Вскоре по претуре был объявлен приказ всем полицаям отправиться в Богдановку. От вернувшихся она узнала, что все ее бывшие знакомые по бараку расстреляны и сожжены.
ПО СВИДЕТЕЛЬСТВУ Блех начальником полиции в Богдановке был Полищук. «Он не выдержал своего положения, сошел с ума, на его совести было уничтожение всех евреев-колонистов, которые жили в Доманевке (до войны здесь проживали около 500 еврейских семей). Люди слышали, как он ходил по деревне и бормотал: «Уберите этих жидовских детей, они тянут меня за ноги...». Бог его наказал, считает Ида.

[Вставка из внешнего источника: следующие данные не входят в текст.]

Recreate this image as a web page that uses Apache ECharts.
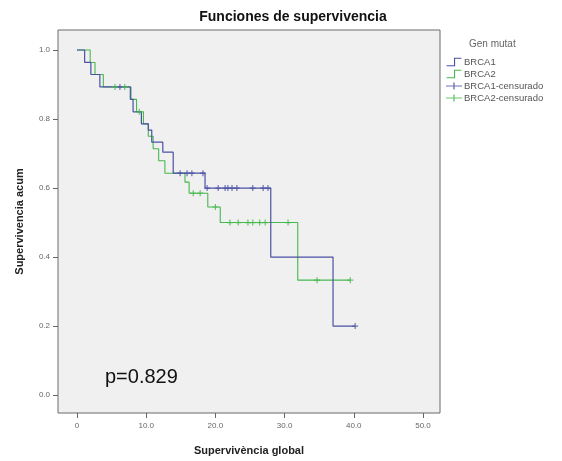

Когда Полищук умер, появился новый начальник полиции — Казакевич. Он носил шинель офицера Красной Армиии со споротыми не то «ромбами», не то «шпалами». Его страшились не только евреи. Казакевич ездил верхом на лошади с плеткой в руке, и горе тому, кто попадался на его пути.
В Доманевку по-прежнему пригоняли людей, грабили, раздевали и отправляли к ямам — на расстрел. Когда закапывали, находились еще живые, их добивали. «Мне кажется, — замечает И. И. Блех, — если бы все убитые там смогли разом вздохнуть, содрогнулась бы земля. Доманевский лес застрял в моей голове страшным видением, понадобилось несколько лет, чтобы вытеснить его из памяти, остаться человеком с нормальной психикой и продолжать жить».
Как-то раз они уговорили местную женщину позволить в ее хате выкупаться. Это было в феврале на улице под названием Пионерская. Вечером натаскали воды из колодца, а на следующий день хозяйка ее нагрела. Все лохмотья подруг она вынесла на мороз. «Наши платья, кофты были пробиты пулями (одежда жертв расстрелов), но это не имело значения, — вспоминает Ида. — Когда вымороженные вещи внесли в хату, хозяйка прошлась по ним горячим утюгом, и замерзшие вши «начали стрелять». Потом нас угостили горячим супом. Рая отрезала косы, я не решилась. В свои двадцать лет я мало походила на еврейку, носила толстые косы, меня по-украински называли Марусей».